The impact of natural disasters, terrorist activities and
international hostilities cannot be predicted with respect to
severity or duration. However, any of these could impact us
directly (for example, by causing significant damage to our
facilities or preventing us from conducting our business in the
ordinary course), or could impact us indirectly through a
direct impact on our borrowers, depositors, other customers,
suppliers or other counterparties. We could also suffer adverse
consequences to the extent that natural disasters, terrorist
activities or international hostilities affect the economy and
capital and other financial markets generally. These types of
impacts could lead, for example, to an increase in
delinquencies, bankruptcies or defaults that could result in our
experiencing higher levels of nonperforming assets, net
charge-offs and provisions for credit losses.
Our ability to mitigate the adverse consequences of such
occurrences is in part dependent on the quality of our
resiliency planning, including our ability to anticipate the
nature of any such event that occurs. The adverse impact of
natural disasters or terrorist activities or international
hostilities also could be increased to the extent that there is a
lack of preparedness on the part of national or regional
emergency responders or on the part of other organizations
and businesses that we deal with, particularly those that we
depend upon.
ITEM
1
B
UNRESOLVED STAFF COMMENTS
There are no SEC staff comments regarding PNC’s periodic or
current reports under the Exchange Act that are pending
resolution.
ITEM
2–
PROPERTIES
Our executive and administrative offices are located at One
PNC Plaza, Pittsburgh, Pennsylvania.

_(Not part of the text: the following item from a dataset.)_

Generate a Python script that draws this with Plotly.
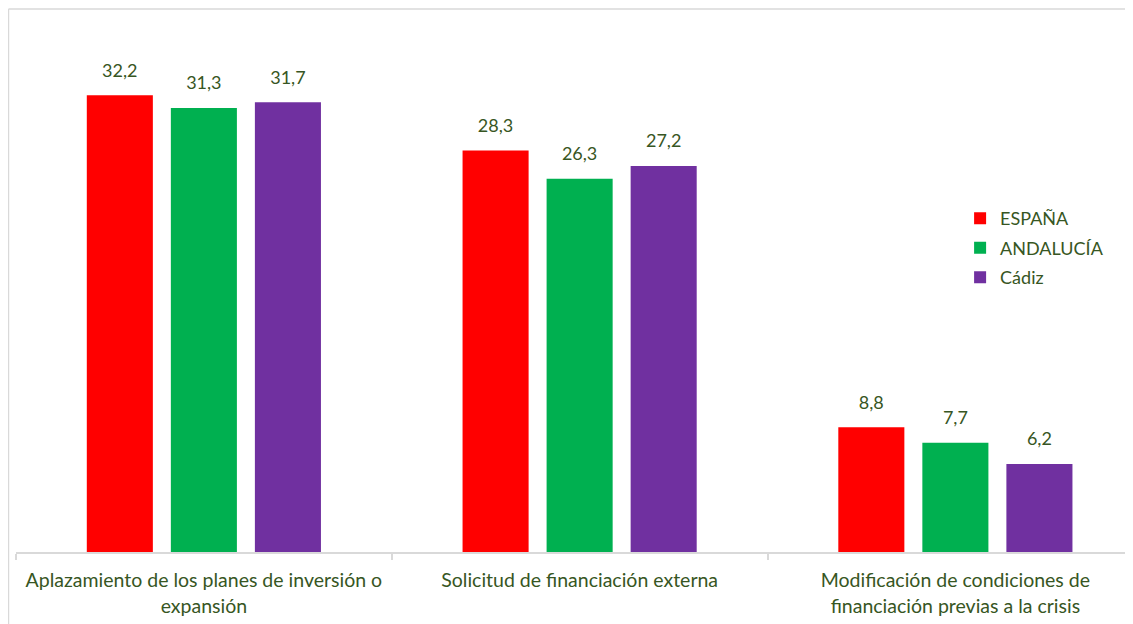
import plotly.graph_objects as go

categories = [
    "Aplazamiento de los planes de inversión o<br>expansión",
    "Solicitud de financiación externa",
    "Modificación de condiciones de<br>financiación previas a la crisis",
]
series_names = ["ESPAÑA", "ANDALUCÍA", "Cádiz"]
espana = [32.2, 28.3, 8.8]
andalucia = [31.3, 26.3, 7.7]
cadiz = [31.7, 27.2, 6.2]
colors = ["#FF0000", "#00B050", "#7030A0"]

values = [espana, andalucia, cadiz]
label_color = "#375623"
font_family = "Lato"

fig = go.Figure()
for i, (name, vals) in enumerate(zip(series_names, values)):
    fig.add_trace(go.Bar(
        x=categories, y=vals, name=name,
        marker=dict(color=colors[i], line=dict(width=0)),
        offsetgroup=str(i), legendgroup=name,
        hoverinfo="x+y+name",
    ))
for i, vals in enumerate(values):
    fig.add_trace(go.Scatter(
        x=categories, y=vals, mode="markers+text",
        text=[f"{v:.1f}".replace(".", ",") for v in vals],
        textposition="top center",
        textfont=dict(color=label_color, size=18, family=font_family),
        marker=dict(size=21, opacity=0),
        offsetgroup=str(i),
        showlegend=False, hoverinfo="skip", cliponaxis=False,
    ))

fig.update_layout(
    width=1133, height=624,
    paper_bgcolor="white", plot_bgcolor="white",
    margin=dict(l=8, r=0, t=1, b=80),
    barmode="group", bargap=0.329, bargroupgap=0.214,
    scattermode="group", scattergap=0.329,
    font=dict(family=font_family, color=label_color, size=18),
    legend=dict(
        x=0.8392, y=0.648, xanchor="left", yanchor="top",
        font=dict(size=18, color=label_color, family=font_family),
        bgcolor="rgba(0,0,0,0)", itemwidth=30,
        traceorder="grouped", tracegroupgap=3,
    ),
    xaxis=dict(
        type="category", range=[-0.5, 2.494],
        showline=True, linecolor="#D9D9D9", linewidth=2,
        ticks="outside", tickson="boundaries", ticklen=6,
        tickcolor="#D9D9D9", tickwidth=1.5, ticklabelstandoff=10,
        tickfont=dict(size=19.5, color=label_color, family=font_family),
        showgrid=False, zeroline=False, fixedrange=True,
    ),
    yaxis=dict(
        range=[0, 38.27], visible=False, showgrid=False, zeroline=False,
        fixedrange=True,
    ),
    showlegend=True,
    shapes=[
        dict(type="line", xref="paper", yref="paper",
             x0=-0.0067, x1=1.01, y0=1, y1=1,
             line=dict(color="#D9D9D9", width=1.5)),
        dict(type="line", xref="paper", yref="paper",
             x0=-0.0067, x1=-0.0067, y0=-0.2, y1=1,
             line=dict(color="#D9D9D9", width=1.5)),
    ],
)

fig.write_html("out.html")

The thirty-story
structure is owned by PNC Bank, N.A.
We own or lease numerous other premises for use in
conducting business activities, including operations centers,
offices, and branch and other facilities. We consider the
facilities owned or occupied under lease by our subsidiaries to
be adequate. We include here by reference the additional
information regarding our properties in Note 11 Premises,
Equipment and Leasehold Improvements in the Notes To
Consolidated Financial Statements in Item 8 of this Report.